## begin
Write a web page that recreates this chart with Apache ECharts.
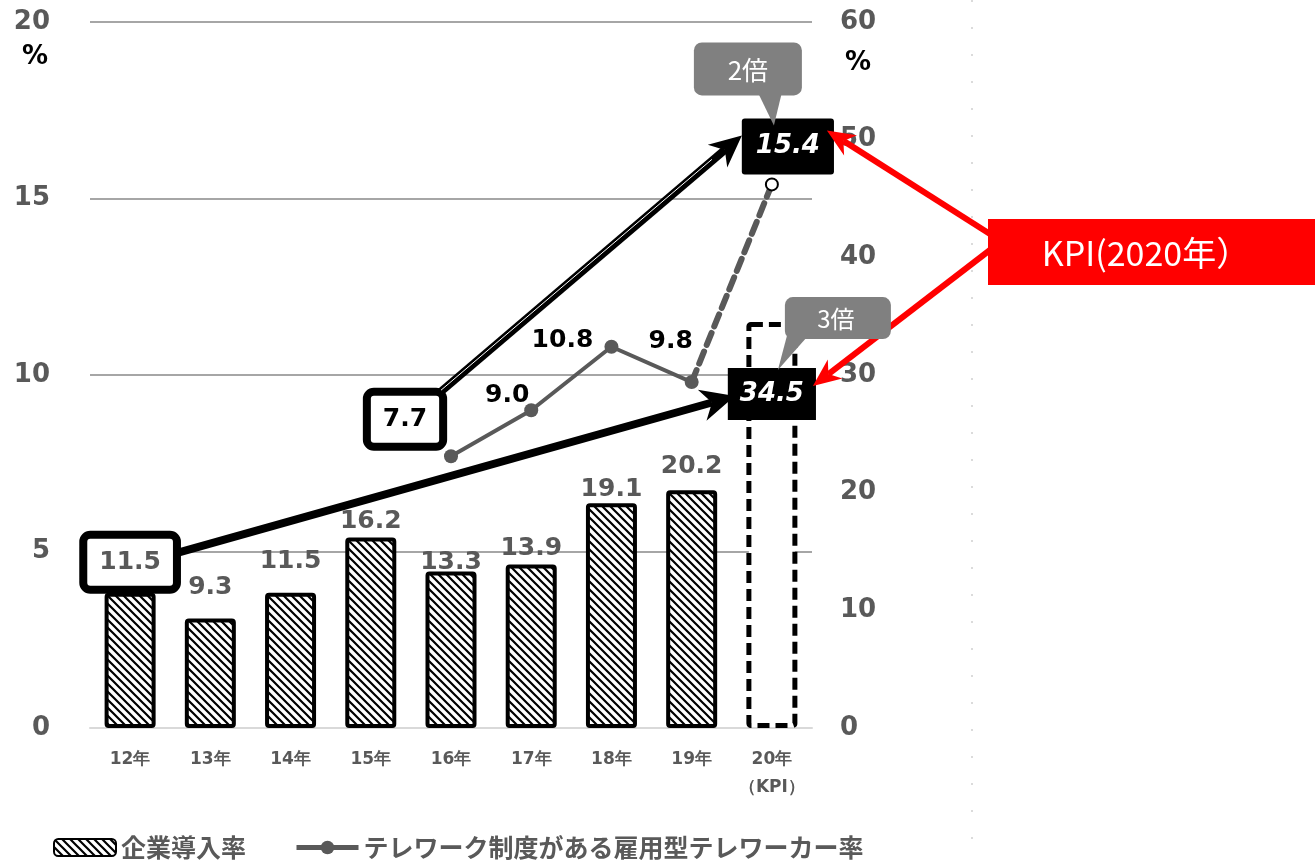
## end
## begin
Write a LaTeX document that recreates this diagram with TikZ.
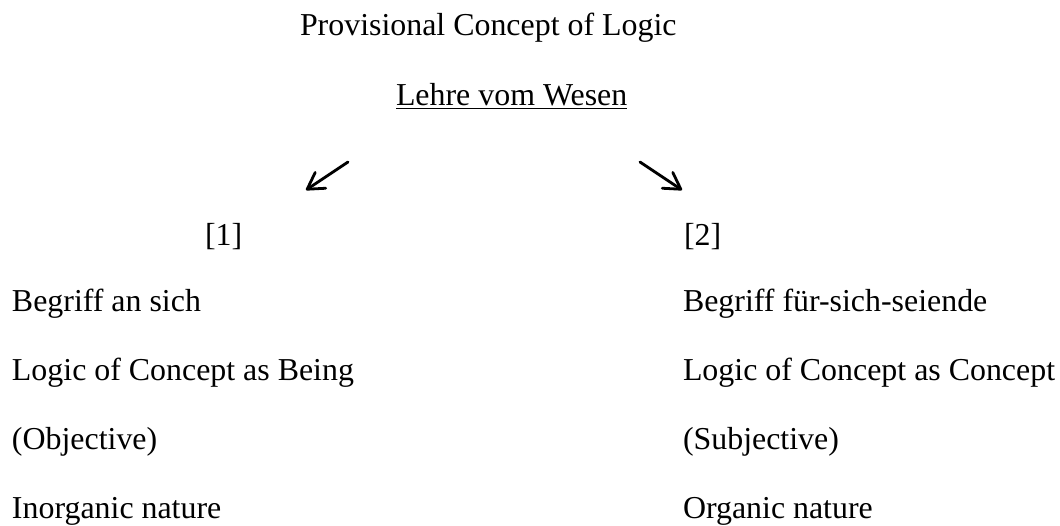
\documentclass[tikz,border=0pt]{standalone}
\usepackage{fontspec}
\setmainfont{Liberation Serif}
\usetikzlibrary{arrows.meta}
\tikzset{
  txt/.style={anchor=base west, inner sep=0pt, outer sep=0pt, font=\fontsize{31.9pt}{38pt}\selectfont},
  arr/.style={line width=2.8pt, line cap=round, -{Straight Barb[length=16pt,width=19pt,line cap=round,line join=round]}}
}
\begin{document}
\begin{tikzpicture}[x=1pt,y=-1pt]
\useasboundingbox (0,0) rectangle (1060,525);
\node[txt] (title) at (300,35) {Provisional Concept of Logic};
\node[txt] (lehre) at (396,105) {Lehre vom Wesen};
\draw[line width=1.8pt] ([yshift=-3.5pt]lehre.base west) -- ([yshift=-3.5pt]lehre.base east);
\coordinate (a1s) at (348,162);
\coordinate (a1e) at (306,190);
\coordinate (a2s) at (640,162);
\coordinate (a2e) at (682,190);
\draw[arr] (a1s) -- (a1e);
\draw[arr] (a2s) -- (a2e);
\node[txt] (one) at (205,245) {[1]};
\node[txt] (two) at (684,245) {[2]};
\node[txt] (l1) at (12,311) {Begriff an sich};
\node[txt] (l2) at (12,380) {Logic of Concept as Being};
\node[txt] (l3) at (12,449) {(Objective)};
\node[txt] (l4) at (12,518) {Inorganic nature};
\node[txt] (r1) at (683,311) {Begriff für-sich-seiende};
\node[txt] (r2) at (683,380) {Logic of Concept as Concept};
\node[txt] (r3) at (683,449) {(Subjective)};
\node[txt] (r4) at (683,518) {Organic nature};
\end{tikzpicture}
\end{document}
## end
## begin
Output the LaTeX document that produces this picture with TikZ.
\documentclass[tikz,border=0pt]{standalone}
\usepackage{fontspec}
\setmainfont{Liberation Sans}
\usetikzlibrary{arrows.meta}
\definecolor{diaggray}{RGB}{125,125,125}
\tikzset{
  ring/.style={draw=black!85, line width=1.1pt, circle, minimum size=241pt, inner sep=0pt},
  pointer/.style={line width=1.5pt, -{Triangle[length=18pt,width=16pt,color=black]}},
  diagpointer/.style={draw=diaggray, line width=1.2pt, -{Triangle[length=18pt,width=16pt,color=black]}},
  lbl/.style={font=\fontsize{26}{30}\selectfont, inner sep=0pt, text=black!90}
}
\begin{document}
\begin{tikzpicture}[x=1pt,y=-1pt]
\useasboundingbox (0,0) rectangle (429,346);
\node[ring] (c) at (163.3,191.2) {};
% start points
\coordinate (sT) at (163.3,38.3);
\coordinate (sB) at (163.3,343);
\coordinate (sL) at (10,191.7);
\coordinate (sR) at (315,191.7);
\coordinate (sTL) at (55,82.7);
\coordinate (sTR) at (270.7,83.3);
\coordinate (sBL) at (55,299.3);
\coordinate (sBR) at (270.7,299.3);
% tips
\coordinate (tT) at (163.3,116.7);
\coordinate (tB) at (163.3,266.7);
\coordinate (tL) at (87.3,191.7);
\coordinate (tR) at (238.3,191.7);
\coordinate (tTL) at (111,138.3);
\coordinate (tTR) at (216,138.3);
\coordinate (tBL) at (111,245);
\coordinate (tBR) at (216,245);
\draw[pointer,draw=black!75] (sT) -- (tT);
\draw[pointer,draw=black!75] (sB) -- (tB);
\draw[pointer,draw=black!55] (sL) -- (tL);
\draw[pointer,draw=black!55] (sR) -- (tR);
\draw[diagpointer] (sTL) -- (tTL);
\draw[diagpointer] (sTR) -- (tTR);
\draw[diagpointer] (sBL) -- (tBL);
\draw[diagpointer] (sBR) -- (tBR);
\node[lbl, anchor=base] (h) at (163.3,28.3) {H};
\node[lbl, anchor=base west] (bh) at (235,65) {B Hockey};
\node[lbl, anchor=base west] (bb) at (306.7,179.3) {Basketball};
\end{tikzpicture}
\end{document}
## end
| EXERCISE OBJECTIVE |
Look through the lines above and collect those with the word "that".

| RESPONSE FOR THIS EXERCISE |
Write a web page that recreates this chart with Apache ECharts.
Write a LaTeX document that recreates this diagram with TikZ.
Output the LaTeX document that produces this picture with TikZ.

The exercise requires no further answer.